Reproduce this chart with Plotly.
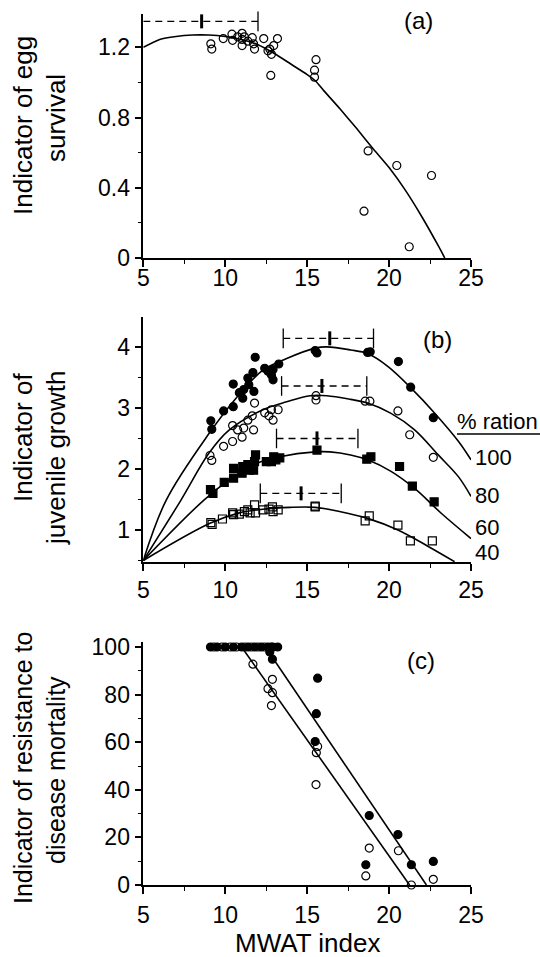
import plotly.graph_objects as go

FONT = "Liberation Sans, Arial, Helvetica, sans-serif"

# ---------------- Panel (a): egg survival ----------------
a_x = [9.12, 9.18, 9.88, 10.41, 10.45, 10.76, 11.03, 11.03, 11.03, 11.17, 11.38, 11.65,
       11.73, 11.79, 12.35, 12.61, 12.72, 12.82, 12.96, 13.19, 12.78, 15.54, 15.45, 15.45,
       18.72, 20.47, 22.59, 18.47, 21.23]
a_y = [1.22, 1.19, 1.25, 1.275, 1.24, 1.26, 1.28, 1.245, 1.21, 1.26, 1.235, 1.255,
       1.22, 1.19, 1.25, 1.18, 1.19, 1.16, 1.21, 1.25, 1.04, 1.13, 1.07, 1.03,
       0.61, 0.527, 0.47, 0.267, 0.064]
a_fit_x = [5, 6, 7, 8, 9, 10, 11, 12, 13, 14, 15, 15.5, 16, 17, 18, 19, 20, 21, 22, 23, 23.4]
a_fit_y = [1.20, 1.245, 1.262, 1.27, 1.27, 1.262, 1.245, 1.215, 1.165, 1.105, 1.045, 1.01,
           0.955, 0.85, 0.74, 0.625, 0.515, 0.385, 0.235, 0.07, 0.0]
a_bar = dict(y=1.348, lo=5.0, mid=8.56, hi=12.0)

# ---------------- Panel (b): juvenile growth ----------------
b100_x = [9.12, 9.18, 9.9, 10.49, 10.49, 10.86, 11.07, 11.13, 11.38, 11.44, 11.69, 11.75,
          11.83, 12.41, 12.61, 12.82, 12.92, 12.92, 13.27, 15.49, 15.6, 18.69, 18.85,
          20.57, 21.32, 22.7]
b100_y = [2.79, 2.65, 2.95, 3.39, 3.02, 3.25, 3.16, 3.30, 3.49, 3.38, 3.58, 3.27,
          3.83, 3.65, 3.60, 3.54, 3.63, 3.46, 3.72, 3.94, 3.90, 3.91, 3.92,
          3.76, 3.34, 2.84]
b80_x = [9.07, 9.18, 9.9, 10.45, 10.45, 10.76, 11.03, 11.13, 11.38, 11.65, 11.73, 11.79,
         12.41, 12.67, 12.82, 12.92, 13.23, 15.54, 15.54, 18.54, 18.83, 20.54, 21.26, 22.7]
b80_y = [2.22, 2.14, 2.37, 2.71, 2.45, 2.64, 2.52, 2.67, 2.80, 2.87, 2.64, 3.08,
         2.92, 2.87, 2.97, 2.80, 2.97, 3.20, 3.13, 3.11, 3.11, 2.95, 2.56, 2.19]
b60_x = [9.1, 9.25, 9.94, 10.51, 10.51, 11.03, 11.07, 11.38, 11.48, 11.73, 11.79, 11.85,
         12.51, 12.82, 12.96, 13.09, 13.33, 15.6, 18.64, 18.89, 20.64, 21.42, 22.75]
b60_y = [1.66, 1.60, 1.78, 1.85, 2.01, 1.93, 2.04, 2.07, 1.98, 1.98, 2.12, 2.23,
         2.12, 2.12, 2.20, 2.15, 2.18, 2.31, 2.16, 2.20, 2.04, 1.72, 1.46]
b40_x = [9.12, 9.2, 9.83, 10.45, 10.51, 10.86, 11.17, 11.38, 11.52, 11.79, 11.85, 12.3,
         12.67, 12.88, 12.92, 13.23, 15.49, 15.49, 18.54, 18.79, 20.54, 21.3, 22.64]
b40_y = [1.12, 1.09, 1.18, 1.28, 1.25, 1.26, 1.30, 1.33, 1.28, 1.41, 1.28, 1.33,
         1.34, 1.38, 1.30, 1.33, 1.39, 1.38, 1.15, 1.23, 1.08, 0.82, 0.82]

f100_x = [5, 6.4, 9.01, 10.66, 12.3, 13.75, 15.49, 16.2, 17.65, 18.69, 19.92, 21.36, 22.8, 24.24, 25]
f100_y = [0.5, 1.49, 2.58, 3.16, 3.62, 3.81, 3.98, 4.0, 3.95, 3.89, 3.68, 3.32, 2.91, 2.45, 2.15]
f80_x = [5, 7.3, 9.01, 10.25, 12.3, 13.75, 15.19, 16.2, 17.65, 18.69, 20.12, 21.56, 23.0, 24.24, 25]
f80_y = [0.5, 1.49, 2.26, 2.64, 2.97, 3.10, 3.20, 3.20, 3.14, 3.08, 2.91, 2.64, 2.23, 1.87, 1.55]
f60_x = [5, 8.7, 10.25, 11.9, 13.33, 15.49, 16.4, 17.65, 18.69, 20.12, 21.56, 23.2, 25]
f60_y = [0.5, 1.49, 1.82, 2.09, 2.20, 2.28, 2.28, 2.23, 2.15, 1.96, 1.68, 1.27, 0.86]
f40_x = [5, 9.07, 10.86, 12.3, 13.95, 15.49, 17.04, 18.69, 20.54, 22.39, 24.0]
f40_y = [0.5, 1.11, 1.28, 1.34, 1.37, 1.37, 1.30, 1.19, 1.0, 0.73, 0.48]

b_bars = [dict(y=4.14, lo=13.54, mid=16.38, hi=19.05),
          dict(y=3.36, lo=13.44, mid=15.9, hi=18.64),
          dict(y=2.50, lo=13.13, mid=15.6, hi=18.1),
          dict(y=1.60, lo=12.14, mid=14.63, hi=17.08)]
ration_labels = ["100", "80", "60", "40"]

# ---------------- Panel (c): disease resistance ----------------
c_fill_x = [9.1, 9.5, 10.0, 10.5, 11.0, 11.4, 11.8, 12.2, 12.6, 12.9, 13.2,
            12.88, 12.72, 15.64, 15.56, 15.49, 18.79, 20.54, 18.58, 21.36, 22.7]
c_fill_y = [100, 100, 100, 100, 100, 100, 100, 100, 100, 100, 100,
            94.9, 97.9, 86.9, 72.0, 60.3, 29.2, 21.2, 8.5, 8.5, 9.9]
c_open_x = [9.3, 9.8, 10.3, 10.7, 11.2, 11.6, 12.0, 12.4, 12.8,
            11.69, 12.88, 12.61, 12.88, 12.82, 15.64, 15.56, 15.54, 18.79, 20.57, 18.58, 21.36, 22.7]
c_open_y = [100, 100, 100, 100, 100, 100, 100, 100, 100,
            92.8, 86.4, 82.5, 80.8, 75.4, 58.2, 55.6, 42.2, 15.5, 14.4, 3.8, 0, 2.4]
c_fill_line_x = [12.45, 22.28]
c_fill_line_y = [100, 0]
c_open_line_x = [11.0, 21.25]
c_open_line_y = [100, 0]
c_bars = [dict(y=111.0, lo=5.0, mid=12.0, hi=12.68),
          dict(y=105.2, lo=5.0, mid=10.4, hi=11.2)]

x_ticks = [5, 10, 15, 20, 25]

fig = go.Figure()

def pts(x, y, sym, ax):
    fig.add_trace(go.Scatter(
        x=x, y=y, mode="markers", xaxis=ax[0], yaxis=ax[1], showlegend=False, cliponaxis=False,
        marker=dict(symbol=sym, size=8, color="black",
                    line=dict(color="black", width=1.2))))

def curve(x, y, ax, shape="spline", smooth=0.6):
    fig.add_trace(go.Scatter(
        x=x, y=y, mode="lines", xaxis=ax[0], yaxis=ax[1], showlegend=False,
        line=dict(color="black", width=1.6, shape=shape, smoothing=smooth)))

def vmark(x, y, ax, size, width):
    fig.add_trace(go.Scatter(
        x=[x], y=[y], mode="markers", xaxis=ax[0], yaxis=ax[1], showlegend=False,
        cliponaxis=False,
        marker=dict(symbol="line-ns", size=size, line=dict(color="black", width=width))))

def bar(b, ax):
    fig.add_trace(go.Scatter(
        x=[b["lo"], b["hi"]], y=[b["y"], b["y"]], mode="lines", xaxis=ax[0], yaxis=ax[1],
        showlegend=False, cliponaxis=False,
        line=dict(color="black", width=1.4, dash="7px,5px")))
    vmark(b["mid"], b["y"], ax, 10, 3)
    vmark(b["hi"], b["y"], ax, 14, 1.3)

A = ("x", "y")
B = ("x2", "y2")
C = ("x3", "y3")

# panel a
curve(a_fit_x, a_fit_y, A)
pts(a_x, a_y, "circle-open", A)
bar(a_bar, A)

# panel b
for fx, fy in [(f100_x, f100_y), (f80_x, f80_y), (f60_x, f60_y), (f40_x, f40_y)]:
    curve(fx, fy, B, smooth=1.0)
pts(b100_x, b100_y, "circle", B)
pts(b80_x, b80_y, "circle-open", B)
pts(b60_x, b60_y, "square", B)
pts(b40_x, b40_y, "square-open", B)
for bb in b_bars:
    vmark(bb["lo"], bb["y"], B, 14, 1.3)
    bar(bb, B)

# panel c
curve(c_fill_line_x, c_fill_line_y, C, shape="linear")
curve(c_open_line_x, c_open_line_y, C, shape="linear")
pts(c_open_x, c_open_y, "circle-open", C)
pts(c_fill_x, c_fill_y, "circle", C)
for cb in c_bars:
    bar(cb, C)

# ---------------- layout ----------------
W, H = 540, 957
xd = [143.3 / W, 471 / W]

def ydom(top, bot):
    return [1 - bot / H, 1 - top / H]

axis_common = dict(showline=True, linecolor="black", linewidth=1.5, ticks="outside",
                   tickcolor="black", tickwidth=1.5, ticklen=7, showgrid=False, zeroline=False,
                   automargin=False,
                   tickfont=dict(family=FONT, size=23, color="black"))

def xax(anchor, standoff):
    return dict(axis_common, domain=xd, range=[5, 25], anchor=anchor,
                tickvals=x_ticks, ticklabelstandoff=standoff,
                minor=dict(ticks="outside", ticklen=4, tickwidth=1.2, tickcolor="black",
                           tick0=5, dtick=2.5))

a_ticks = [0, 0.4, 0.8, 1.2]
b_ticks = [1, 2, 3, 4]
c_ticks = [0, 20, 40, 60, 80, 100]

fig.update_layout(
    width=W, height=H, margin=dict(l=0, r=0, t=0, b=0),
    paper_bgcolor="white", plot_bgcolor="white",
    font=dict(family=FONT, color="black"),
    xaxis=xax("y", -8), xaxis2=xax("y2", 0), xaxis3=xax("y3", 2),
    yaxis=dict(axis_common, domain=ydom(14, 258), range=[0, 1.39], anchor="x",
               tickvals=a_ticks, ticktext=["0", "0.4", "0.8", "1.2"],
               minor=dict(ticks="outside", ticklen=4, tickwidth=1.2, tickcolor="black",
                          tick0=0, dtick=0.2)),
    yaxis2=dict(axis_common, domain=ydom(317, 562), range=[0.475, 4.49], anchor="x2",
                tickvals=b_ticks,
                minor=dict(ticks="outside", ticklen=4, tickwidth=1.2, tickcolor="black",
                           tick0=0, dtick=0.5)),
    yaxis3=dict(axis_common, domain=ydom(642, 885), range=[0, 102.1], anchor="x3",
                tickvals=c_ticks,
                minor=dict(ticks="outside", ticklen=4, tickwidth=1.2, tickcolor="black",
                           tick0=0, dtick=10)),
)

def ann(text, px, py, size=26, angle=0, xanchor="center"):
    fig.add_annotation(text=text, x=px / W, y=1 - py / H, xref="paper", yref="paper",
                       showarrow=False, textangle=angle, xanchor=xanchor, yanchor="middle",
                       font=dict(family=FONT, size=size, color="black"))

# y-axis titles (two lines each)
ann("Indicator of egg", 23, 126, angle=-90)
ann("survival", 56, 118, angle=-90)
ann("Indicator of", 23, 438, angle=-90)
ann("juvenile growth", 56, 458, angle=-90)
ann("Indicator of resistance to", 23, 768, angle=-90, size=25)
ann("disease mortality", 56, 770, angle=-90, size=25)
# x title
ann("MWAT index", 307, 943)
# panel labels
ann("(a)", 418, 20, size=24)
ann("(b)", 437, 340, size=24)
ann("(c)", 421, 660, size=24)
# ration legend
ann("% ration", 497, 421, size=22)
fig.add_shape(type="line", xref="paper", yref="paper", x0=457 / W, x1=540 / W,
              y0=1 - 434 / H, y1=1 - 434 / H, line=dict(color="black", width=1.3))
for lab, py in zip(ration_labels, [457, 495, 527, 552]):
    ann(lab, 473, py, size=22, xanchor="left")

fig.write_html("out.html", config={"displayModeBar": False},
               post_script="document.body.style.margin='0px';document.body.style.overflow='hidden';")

- - -

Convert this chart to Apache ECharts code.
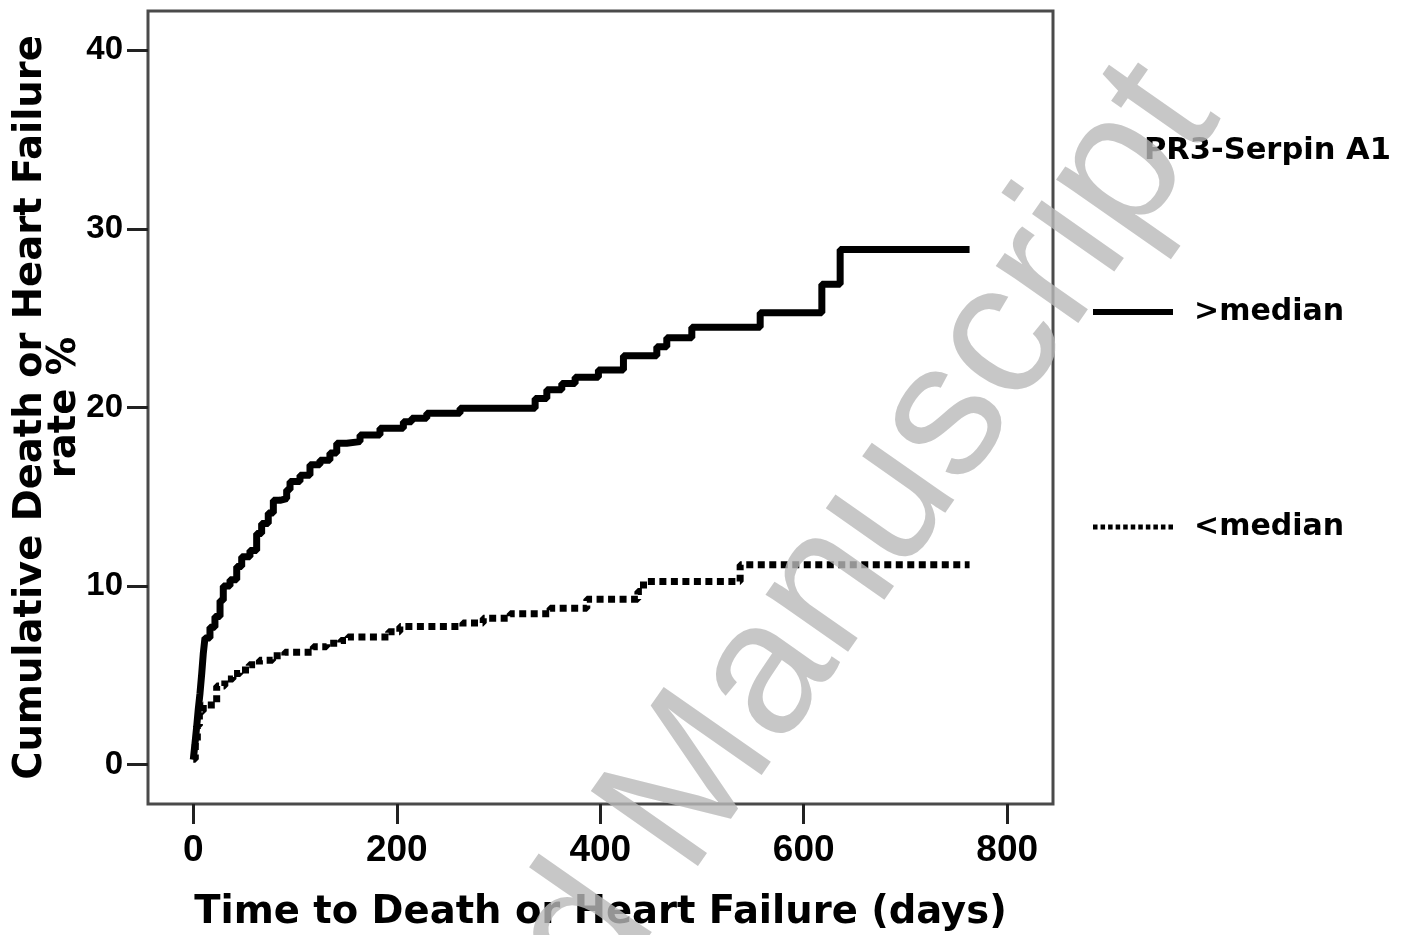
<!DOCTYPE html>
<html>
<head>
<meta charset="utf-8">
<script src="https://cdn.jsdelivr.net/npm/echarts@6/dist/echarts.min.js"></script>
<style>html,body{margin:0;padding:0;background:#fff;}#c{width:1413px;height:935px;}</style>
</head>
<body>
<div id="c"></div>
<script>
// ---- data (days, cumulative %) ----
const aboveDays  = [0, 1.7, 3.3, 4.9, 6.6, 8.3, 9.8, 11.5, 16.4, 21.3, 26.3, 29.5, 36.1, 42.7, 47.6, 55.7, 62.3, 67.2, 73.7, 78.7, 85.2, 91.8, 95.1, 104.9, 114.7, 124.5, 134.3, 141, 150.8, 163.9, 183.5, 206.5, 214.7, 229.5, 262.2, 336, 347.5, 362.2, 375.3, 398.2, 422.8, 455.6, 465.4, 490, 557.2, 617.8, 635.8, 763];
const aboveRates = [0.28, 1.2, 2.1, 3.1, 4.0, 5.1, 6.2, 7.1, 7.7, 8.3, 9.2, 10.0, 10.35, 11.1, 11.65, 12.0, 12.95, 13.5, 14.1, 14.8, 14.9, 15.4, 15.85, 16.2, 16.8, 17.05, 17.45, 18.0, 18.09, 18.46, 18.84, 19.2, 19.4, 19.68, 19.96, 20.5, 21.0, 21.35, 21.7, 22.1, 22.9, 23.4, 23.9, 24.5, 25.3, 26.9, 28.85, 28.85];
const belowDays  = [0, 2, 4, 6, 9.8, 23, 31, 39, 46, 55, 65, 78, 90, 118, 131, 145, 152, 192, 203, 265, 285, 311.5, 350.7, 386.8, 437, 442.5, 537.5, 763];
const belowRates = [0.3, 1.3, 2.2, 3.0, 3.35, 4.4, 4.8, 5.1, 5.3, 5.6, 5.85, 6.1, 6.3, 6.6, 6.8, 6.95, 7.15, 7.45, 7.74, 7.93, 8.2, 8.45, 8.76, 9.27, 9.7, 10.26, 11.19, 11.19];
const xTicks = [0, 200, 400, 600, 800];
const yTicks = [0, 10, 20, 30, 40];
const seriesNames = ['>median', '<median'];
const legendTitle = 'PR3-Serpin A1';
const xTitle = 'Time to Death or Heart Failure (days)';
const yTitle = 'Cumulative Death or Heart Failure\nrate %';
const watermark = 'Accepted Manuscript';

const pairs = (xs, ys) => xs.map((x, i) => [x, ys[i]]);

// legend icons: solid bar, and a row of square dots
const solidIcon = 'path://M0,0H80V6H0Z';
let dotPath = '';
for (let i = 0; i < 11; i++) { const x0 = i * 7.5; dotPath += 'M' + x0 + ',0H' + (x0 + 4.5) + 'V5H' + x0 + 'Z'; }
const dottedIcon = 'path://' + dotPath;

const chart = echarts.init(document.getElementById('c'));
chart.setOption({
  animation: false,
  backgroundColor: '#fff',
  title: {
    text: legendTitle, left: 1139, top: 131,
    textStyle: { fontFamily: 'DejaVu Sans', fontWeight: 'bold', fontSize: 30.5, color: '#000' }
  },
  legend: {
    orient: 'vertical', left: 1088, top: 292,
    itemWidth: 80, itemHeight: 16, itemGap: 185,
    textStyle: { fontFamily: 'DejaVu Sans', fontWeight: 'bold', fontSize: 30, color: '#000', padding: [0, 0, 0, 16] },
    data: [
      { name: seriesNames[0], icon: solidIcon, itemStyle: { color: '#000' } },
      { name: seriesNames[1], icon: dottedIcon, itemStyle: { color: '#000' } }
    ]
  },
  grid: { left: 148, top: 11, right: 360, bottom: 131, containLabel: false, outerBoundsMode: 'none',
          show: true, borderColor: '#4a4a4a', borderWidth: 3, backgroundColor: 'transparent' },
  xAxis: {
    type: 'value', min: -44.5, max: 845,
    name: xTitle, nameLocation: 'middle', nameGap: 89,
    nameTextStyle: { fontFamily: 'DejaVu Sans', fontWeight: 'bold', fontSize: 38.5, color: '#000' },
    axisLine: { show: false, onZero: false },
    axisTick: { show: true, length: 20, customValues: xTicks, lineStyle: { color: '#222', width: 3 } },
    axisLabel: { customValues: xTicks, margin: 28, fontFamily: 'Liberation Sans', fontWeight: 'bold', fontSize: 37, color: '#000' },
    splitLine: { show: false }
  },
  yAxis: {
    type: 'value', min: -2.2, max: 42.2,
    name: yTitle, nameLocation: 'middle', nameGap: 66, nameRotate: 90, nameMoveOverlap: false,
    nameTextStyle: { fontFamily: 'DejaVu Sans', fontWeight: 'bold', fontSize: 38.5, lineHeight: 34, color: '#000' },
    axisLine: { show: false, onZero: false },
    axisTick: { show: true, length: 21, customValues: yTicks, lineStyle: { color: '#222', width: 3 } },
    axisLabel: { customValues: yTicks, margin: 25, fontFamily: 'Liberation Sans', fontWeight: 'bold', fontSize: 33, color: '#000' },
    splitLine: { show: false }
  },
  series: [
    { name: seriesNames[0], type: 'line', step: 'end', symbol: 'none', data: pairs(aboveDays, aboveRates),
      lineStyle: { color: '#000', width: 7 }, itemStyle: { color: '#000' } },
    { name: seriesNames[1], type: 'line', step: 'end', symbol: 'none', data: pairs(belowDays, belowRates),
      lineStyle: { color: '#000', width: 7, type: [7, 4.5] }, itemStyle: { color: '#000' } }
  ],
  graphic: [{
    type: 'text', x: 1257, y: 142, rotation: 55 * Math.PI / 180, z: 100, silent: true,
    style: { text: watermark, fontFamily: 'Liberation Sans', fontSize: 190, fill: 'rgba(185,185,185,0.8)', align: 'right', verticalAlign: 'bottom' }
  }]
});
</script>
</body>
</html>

- - -

Leave the pictures out, then copy word for word only the lines from the one containing "Reproduce this chart with Plotly." through the one containing "a_bar = dict(y=1.348, lo=5.0, mid=8.56, hi=12.0)", both included.

Reproduce this chart with Plotly.
import plotly.graph_objects as go

FONT = "Liberation Sans, Arial, Helvetica, sans-serif"

# ---------------- Panel (a): egg survival ----------------
a_x = [9.12, 9.18, 9.88, 10.41, 10.45, 10.76, 11.03, 11.03, 11.03, 11.17, 11.38, 11.65,
       11.73, 11.79, 12.35, 12.61, 12.72, 12.82, 12.96, 13.19, 12.78, 15.54, 15.45, 15.45,
       18.72, 20.47, 22.59, 18.47, 21.23]
a_y = [1.22, 1.19, 1.25, 1.275, 1.24, 1.26, 1.28, 1.245, 1.21, 1.26, 1.235, 1.255,
       1.22, 1.19, 1.25, 1.18, 1.19, 1.16, 1.21, 1.25, 1.04, 1.13, 1.07, 1.03,
       0.61, 0.527, 0.47, 0.267, 0.064]
a_fit_x = [5, 6, 7, 8, 9, 10, 11, 12, 13, 14, 15, 15.5, 16, 17, 18, 19, 20, 21, 22, 23, 23.4]
a_fit_y = [1.20, 1.245, 1.262, 1.27, 1.27, 1.262, 1.245, 1.215, 1.165, 1.105, 1.045, 1.01,
           0.955, 0.85, 0.74, 0.625, 0.515, 0.385, 0.235, 0.07, 0.0]
a_bar = dict(y=1.348, lo=5.0, mid=8.56, hi=12.0)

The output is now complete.